April 12 - April 17, 2024#

  1. The size of the shared node partition was doubled from 32 nodes to 64 nodes.

  2. Cray programming environment (CPE) 23.12 is now the default on the system.

  3. To use node local storage, you will now need to use the $TMPDIR environment variable. $TMPDIR will now be set to /tmp/scratch/$JOBID. Hard-coding /tmp/scratch won't work. This change was made to prevent conflicts between multiple users/jobs writing to local disk on shared nodes. As a reminder, writing to $TMPDIR will use local disk on the nodes that have one, and RAM (up to 128Gb) on nodes without.

  4. /kfs2/pdatasets was renamed to /kfs2/datasets and a symlink /datasets was added.

Jan. 29 - Feb. 14, 2024 Upgrades#

  1. We have experienced that most previously built software runs without modification (this includes NREL provided modules) and performs at the same level.

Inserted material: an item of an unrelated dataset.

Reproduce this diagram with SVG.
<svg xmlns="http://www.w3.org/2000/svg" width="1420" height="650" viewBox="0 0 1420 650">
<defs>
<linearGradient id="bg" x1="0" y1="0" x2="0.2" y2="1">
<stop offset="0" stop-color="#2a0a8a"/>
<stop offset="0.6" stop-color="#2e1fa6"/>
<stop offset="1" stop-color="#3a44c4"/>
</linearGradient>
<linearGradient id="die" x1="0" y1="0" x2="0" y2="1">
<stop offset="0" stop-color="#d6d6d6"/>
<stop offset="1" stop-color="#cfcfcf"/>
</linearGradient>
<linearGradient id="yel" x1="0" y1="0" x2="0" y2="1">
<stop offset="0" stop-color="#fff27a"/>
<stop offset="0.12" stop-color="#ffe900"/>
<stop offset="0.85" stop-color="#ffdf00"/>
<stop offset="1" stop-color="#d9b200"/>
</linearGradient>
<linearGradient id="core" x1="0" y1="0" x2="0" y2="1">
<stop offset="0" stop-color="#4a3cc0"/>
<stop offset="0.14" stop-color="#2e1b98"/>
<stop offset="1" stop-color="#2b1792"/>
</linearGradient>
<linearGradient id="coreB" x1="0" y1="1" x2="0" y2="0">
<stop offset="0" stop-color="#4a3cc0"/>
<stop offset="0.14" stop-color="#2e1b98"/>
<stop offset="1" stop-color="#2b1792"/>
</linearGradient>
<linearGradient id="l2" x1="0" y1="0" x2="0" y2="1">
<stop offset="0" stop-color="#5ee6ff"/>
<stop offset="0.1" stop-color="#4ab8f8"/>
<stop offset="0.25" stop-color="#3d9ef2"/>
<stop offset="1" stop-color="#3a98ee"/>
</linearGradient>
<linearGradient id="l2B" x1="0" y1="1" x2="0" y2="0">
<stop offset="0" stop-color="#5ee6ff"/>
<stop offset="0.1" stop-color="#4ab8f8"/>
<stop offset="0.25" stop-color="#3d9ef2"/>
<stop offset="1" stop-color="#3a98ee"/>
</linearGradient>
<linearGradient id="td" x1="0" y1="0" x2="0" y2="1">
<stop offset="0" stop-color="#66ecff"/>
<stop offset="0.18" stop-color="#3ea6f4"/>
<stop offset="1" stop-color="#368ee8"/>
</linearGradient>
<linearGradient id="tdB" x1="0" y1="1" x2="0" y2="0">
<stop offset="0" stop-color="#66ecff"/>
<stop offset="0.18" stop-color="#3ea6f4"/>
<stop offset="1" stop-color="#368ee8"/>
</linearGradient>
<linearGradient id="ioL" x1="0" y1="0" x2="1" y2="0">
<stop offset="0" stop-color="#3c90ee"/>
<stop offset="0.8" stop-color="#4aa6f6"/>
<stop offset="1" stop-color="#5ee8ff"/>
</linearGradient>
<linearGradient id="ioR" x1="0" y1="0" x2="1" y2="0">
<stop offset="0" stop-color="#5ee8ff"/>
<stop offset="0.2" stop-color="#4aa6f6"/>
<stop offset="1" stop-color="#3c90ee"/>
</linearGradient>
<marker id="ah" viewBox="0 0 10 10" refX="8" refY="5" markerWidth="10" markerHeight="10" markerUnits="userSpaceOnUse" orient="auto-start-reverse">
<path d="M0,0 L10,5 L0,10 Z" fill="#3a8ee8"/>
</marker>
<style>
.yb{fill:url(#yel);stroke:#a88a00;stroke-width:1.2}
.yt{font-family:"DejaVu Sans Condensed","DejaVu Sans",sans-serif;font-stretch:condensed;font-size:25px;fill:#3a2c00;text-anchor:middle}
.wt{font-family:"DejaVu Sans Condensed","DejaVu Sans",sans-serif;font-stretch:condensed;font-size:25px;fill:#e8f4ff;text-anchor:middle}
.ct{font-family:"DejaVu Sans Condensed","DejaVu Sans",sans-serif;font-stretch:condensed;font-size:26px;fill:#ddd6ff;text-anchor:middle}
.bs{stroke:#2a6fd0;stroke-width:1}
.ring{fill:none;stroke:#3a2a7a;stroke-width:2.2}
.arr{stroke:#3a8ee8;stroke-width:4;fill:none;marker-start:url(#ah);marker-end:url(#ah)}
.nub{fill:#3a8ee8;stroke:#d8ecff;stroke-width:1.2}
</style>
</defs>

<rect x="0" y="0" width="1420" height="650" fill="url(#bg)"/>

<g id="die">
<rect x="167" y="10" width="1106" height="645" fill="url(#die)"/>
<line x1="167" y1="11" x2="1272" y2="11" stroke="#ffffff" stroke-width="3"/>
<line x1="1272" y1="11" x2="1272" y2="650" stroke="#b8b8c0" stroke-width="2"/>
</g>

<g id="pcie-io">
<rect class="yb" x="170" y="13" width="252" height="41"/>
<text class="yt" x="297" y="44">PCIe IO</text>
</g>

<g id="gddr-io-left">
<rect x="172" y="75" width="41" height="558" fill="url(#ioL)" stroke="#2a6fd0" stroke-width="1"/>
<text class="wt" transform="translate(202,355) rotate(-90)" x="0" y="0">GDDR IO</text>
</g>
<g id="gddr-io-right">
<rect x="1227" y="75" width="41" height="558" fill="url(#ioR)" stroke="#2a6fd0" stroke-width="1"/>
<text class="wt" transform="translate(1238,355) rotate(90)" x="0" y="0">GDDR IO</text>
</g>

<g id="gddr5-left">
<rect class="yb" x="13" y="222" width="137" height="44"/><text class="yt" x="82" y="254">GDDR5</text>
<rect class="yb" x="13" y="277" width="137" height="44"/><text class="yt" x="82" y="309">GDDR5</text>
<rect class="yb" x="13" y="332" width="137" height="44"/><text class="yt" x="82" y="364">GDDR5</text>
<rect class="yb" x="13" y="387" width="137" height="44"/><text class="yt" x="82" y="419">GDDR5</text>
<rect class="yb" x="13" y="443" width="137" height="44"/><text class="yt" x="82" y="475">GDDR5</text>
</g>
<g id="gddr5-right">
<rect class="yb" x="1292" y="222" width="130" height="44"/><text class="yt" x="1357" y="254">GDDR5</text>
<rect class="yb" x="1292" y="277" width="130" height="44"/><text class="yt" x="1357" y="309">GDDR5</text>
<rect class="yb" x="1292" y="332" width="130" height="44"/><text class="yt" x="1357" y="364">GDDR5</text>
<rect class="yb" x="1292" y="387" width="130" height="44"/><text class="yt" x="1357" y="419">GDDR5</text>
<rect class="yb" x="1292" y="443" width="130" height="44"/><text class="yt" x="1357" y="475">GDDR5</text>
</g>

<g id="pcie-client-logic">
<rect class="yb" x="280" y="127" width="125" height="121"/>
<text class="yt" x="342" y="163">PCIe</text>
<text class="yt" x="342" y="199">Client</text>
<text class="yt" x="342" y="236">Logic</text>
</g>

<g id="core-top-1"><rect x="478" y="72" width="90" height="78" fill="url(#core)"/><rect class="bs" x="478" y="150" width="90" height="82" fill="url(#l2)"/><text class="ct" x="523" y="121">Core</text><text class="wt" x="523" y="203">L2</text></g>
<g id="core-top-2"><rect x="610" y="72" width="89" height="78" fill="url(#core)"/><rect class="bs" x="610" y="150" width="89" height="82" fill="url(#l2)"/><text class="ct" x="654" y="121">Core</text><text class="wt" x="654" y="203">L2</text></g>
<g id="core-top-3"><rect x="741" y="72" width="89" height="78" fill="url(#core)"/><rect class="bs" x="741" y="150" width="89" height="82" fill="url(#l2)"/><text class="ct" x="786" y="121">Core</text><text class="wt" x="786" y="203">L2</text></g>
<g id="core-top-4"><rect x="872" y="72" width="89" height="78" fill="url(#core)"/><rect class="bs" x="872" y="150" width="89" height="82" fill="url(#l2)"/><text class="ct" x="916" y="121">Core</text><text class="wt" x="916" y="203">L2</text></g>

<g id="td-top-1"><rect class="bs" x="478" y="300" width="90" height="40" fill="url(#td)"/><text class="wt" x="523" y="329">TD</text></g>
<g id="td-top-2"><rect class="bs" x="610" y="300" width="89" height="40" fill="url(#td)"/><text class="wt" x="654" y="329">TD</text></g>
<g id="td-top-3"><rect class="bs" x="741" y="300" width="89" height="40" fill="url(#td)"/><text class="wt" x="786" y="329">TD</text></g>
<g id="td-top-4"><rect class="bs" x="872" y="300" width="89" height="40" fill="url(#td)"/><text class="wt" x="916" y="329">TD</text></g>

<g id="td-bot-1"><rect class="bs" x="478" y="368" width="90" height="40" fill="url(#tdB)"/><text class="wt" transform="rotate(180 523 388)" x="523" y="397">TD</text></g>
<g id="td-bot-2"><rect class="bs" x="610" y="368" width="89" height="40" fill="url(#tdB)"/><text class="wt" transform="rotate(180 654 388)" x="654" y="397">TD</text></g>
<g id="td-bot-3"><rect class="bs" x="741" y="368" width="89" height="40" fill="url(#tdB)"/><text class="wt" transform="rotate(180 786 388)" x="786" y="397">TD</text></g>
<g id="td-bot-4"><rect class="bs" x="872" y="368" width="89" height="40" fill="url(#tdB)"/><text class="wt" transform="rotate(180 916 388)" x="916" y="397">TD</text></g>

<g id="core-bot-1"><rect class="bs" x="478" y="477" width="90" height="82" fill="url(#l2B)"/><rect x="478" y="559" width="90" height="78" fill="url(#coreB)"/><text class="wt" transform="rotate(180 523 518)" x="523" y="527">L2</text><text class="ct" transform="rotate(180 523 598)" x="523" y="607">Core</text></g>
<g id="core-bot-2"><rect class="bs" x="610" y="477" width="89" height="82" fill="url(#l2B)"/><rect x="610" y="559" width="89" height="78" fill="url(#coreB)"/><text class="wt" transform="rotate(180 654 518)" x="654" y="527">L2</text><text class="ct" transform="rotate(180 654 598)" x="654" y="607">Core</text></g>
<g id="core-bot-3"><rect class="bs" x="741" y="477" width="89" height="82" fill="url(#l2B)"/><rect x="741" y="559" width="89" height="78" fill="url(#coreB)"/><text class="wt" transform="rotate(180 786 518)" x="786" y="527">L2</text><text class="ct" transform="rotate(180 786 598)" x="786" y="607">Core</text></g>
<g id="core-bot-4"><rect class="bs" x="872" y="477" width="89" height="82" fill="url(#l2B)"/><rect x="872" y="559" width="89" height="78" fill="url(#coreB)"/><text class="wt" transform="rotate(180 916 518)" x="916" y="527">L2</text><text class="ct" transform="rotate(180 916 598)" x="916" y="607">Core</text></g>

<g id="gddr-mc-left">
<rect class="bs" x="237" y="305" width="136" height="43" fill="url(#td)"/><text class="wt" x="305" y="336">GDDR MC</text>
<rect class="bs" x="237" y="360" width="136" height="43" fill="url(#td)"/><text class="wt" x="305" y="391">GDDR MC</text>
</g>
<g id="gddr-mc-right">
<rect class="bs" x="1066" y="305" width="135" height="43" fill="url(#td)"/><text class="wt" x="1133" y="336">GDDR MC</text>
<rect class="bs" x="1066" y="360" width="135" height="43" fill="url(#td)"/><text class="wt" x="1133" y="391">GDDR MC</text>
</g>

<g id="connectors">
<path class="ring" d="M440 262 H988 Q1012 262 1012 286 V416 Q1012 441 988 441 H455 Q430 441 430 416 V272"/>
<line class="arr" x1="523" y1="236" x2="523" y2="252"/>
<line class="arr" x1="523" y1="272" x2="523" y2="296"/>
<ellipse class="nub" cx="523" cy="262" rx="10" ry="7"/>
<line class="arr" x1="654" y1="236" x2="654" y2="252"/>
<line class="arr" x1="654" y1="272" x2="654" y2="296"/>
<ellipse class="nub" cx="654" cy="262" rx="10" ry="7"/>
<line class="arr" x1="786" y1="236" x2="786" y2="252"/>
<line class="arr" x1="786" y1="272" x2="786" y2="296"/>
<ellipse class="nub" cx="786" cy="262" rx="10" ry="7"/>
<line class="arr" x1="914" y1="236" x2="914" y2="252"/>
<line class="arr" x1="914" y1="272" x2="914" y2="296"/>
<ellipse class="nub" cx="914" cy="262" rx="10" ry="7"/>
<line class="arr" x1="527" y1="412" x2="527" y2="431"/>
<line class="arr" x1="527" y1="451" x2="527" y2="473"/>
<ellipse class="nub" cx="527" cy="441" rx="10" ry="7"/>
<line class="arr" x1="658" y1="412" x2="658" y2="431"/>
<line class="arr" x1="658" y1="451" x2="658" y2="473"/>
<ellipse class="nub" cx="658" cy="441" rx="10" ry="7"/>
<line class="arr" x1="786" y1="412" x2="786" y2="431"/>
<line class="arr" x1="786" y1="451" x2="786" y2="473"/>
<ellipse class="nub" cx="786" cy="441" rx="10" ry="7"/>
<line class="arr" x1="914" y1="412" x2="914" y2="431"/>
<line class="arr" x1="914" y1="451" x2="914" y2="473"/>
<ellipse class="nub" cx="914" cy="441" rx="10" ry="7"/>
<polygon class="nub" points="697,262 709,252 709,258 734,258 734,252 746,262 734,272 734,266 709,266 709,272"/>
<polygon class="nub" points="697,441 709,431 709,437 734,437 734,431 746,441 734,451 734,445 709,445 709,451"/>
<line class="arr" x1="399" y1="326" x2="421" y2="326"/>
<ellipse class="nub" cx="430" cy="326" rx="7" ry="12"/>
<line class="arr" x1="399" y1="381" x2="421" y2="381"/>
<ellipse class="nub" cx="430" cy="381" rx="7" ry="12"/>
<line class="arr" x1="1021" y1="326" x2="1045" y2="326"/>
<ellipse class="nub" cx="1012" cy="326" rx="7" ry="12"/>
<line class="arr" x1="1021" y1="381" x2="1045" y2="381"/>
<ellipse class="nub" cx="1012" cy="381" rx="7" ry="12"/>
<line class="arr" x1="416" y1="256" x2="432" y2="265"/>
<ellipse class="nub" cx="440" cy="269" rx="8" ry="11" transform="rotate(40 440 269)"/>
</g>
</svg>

  2. Cray programming environment (CPE) 22.10, the default on the system, produces an error with cray-libsci when using PrgEnv-intel and the cc, CC, or ftn compiler wrappers. This error can be overcome either by swapping in a newer revision of cray-libsci, or by loading CPE/22.12.

    In the first case, you can load PrgEnv-intel then swap to the newer libsci library:

    module swap PrgEnv-cray PrgEnv-intel 
    module swap cray-libsci cray-libsci/22.12.1.1 
    

    In the second case, you can load the newer CPE with PrgEnv-intel by:

    module restore system 
    module purge 
    module use /opt/cray/pe/modulefiles/ 
    module load cpe/22.12 
    module load craype-x86-spr 
    module load PrgEnv-cray 
    module swap PrgEnv-cray PrgEnv-intel  
    
  3. CPE 23.12 is now available on the system but is a work-in-progress. We are still building out the CPE 23 NREL modules.

    To load CPE 23.12:

    module restore system 
    source /nopt/nrel/apps/cpu_stack/env_cpe23.sh
    module purge
    module use /opt/cray/pe/modulefiles/
    module load cpe/23.12
    module load craype-x86-spr
    module load intel-oneapi/2023.0.0
    module load PrgEnv-intel
    

    To load our modules built with CPE 23.12, you need to source the following environment. (Note that we are still building/updating these)

    source /nopt/nrel/apps/cpu_stack/env_cpe23.sh

    NOTE: In CPE 23.12, some modules, when invoked, silently fail to load. We are still working on fixing this. For now, check that your modules have loaded appropriately with module list.